What if the whistleblower has signed an agreement?

If the principle in Gartside v Outram is simply an application of the clean hands doctrine, then may it not be arguable that a whistleblower could still be sued for damages if he or she disclosed an iniquity subject to a confidentiality agreement, even if no equitable relief was available?

The answer, not surprisingly, is no.

The High Court most recently considered this issue in Gnych v Polish Club Limited [2015] HCA 23, where at [35], the Court adopted  the formulation of French CJ, Crennan and Kiefel JJ in Equuscorp Pty Ltd v Haxton (2012) 246 CLR 498; [2012] HCA 7 at 513:

1. an agreement may be unenforceable for statutory illegality in three categories of case, where:

“(i) the making of the agreement or the doing of an act essential
to its formation is expressly prohibited absolutely or conditionally
by the statute;
(ii) the making of the agreement is impliedly prohibited by statute.
A particular case of an implied prohibition arises where the
agreement is to do an act the doing of which is prohibited by
the statute;
(iii) the agreement is not expressly or impliedly prohibited by
a statute but is treated by the courts as unenforceable because
it is a ‘contract associated with or in the furtherance of illegal

Under s 316 of the Crimes Act 1900 (NSW), it is an offence to fail to bring a ‘serious indictable offence’ to the attention of an ‘appropriate authority’. A serious indictable offence is one that comes with a penalty of five years or more imprisonment and includes the usual suspects such as murder, armed robbery and drug trafficking.

Furthermore, ‘serious indictable offences’ also include a number of offences against the Australian Consumer Law, Taxation legislation, Occupational Health and Safety and indeed the Copyright Act. (Other examples include s 588G(3) offence for insolvent trading or s 1043A(1) offence for insider trading under the Corporations Act).
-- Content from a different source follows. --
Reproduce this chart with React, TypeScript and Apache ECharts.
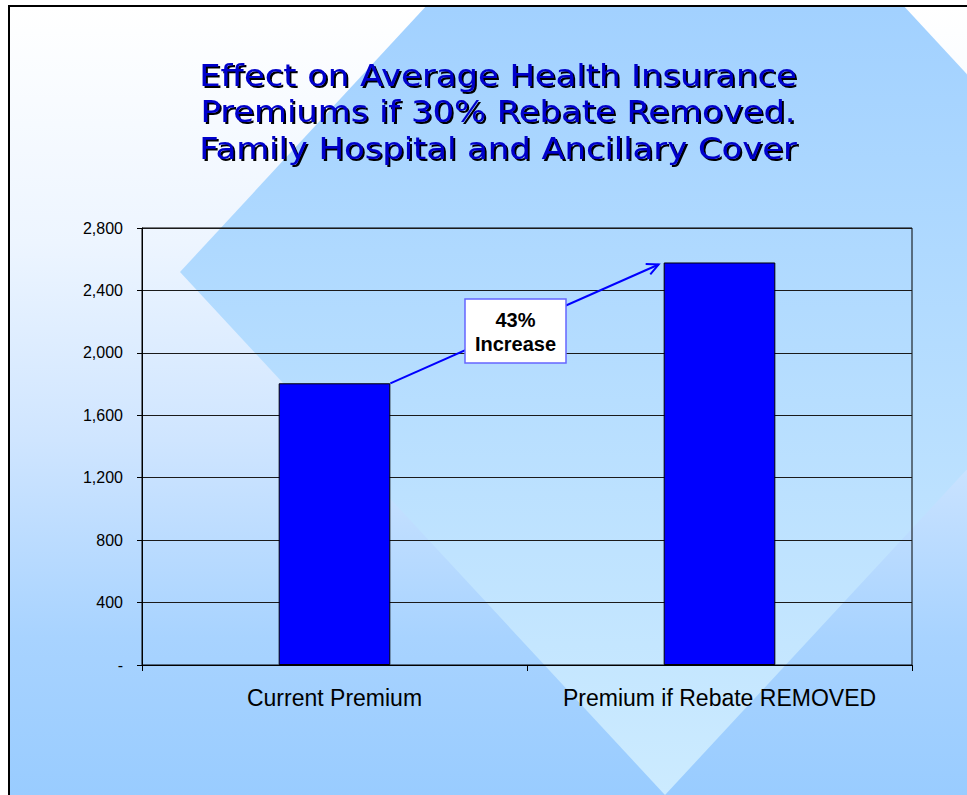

Accordingly any contractual attempt to prohibit coming forward to an appropriate authority will fall under the second category in Equuscorp and be unenforceable.

Unfortunately, this is of little real assistance in relation to areas of illegality – such as the commercial infringement of software – where the police are unlikely to intervene. In those cases, the party with the power and capability to act is likely to be a third party – as in the McCabe litigation. But a third party is unlikely to be an ‘appropriate authority’. That however does leave the third category of Equuscorp, namely ‘a contract associated with or in the
furtherance of illegal purposes’.

Commercial scale copyright infringement, contraventions of the Australian Consumer Law and of the Fair Work Act can all be illegal purposes. A contract seeking to prevent disclosure of such conduct to a person with the capacity to intervene could indeed be seen as within the third category in Equuscorp. The High Court decisions of A v Hayden and Kumar strongly suggest that a contract that sought to restrain disclosure of an ‘iniquity’ to a third party with a real and direct interest in redressing such crime, wrong or misdeed would be void and unenforceable.


While the position of a whistleblower who reports illegality to appropriate authorities will be enhanced by the Treasury Laws Amendment (Whistleblowers) Bill 2017 (when enacted), what would be of more assistance is legislative clarification of the position of whistleblowers who disclose illegal conduct to third parties with the power and capability to act.